All those ex-M's: Oh, what might have been

A day off gives a fan the chance to look a little more at the performances of former team members. Result: seeing stars in another galaxy, or uniform.
A day off gives a fan the chance to look a little more at the performances of former team members. Result: seeing stars in another galaxy, or uniform.

April 15 would be less than taxing for the Seattle Mariners, scheduled for a day off after 10 games in three cities. The 4-6 M's beat Oakland 4-2 Wednesday with credible efforts from position players and another quality start from a member of the rotation.

A day of down time affords M's followers, as they await the Friday-night start of King Felix Hernandez against Detroit, a chance to scan box scores to see how past Seattle players are faring during this fledgling season.

Some of us start this process on opening day. For us, the high point of the season so far was a Sunday (April 11) game between Boston and Kansas City, when seven of the 23 position players who saw action were former M's. Add losing pitcher Gil Meche and you nearly had what was needed to fill out an entire starting team.

"Nearly" also applies to the nature of what could be called "Seattle players." One on the field that day was "David Arias," which was what M's agents called David Ortiz when they signed him out of a Dominican Republic high school. Ortiz would go on, of course, to be dubbed Big Papi as a Red Sox star. He never actually took the field for the Mariners.

Others who played in that Red Sox-Royals game: Adrian Beltre and Mike Cameron for Boston; Jose Guillen, Yuniesky Betancourt and Willie Bloomquist for K.C.

The seventh participant has become one of the best of the former M's. Scott Podsednik's career has gradually gotten more impressive since the 34-year-old outfielder left the M's after the 2002 season. A former all-star player, Podsednik was for many something of an unpronounceable household name after game two of the 2005 World Series, when he became the 14th series participant to hit a "walk-off" game-winning home run.

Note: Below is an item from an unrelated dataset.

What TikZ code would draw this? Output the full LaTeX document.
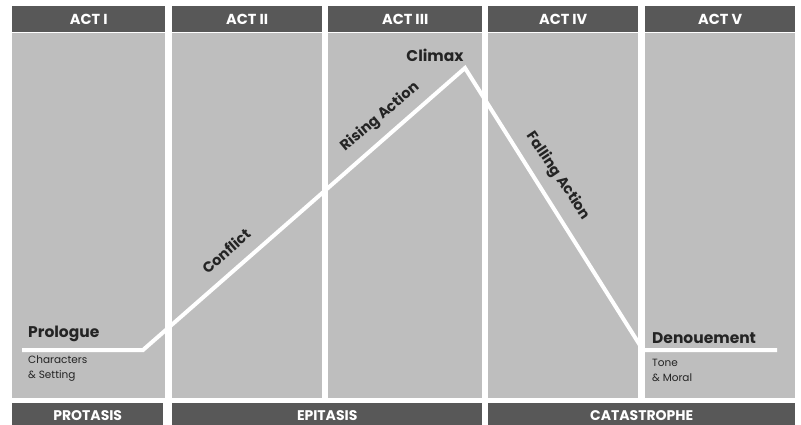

Yeah, but what's ex-Mariner Podsednik done lately?

Well, lately the one-time base-stealing threat is leading the American League with a .457 batting average.

But enough about the above past players. Friday's Detroit game brings the prospect of seeing yet again the hero of game three of the 2000 American League Division Series. He beat the White Sox with a squeeze bunt. Since 2004 Carlos Guillen has been a mainstay of the Tigers and, of course, a must-see box-score guy for those of us who keep our eyes on these things.